Sunday, June 14, 2015

Mayor Scott Lang Launches Sharp Criticisms of PARCC and Commissioner Che...

7 comments:

Anonymous said...

This may be the first time I'll agree with Scott Lang. He's dead on regarding testing in education. Citizen Lang (possible candidate) feels the way the wind blows and orates passionate speeches on topics that people can relate to while Mayor Lang couldn't wait to get his hands on the Race To The Top money to use at his discretion ( not all in the school department) which led us to the PAARC and Common Core here in New Bedford.

This is no different than Mayor Lang laying off multiple fireman (worse than anything Kalisz did) yet held hands with the fireman on the steps of city hall deflecting the blame off his financial mismanagement and toward beghing the Feds in SAFER grants which has equally been a disaster.
I appreciate Scott Langs opinion on testing and I agree with him but (to use his famous phrase) "the fact of the matter is " he inherited a school system that was consistently near or at the top of gateway cities achievement wise and left behind a train wreck that has on gotten worse under Jon Mitchell.

Anonymous said...

On Wednesday, June 17th:

Former Mayor Scott Lang speaking about standardized testing on WBSM 1420 AM immediately following the 10:00 news, on "Brian's Beat."
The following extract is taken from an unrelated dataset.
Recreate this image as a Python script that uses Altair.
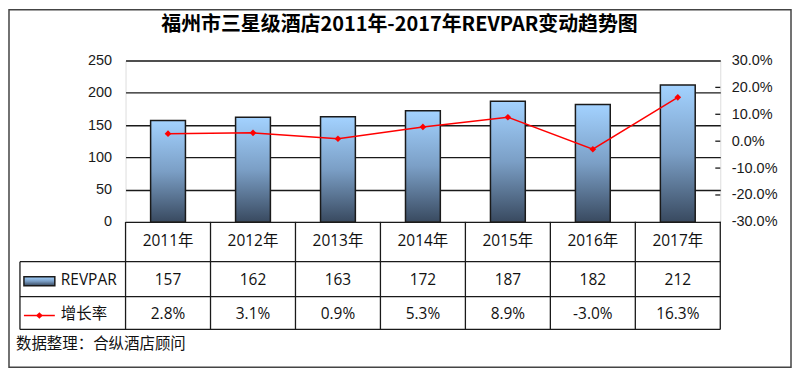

Mark your calendars!! Call in 508-996-0500

Congratulations to Scott Lang for speaking up for students here in New Bedford!! Unlike our city official who "has bigger fish to fry"!!!

Anonymous said...

The reasons why our test scores dropped during his administration(Lang) have to do with the poverty level and not his leadership. The strongest predictor of academic success(and testing success) is family income. Undeniable. Pointing at a few outliers is weak. The tale of two cities in the NBPS is a tale of income inequality. The smoke and mirrors of today's administration will be a short lived tale of success. Data distortion is a real problem here.

Anonymous said...

Data distortion is a real real problem,check the elementary schools.....

Anonymous said...

Your post suggests that poverty only arrived in New Bedford once Scott Lang became Mayor. His leadership left the school department in shambles ( amazing how its actually gotten much worse) and had one of the largest layoffs in school department history under his watch. His micromanaging (which was in the DESE 2012 report) led to the circumstances which erupted into the disaster we are in today.

Anonymous said...

I thought the DESE report said the administration building and those who worked there were the biggest problem?

Anonymous said...

I'm not convinced that a different mayor will make a difference in our school district. The problem lays with leadership at PRAB, each school, and teacher levels. This is not inferring that students and parents are getting a pass. I predict that student behavior will get worse and parents will become more disconnected than they already are. Nobody wants to challenge the latter, and there lays the crux of the problem, the so called "elephant in the room."The superintendent started with the wrong premise, blaming teachers and their instruction as the real culprit. She has continued acting on her premise, which is flawed and has alienated the entire city's teaching body and will continue to do so until her departure. The school committee has done nothing to mitigate her charge, and should be ridden out on a rail. To have one member float a motion to extend her contract another three years make me speechless. With so many principals, assistant principals, and teaching vacancies, the near future does not look promising. Administrators need to develop policies in which a good foundation can be built, and enforce those policies. I'm talking about policies that include: not bringing a pen or pencil to class, not bringing a notebook to class, eating in class, placing and refusing to take your feet down from a desk, refusing to complete assignments, refusing to take responsibility for consequences, unacceptable tardiness or absences, student attire, skipping class, telephone policies, homework policy enforcement, verbal abuse, and just general hallway behavior. Please take note that instruction was not mention once. Until these school-basic issues are resolved and until all parties trust and respect one another this district is going to be in the doldrums.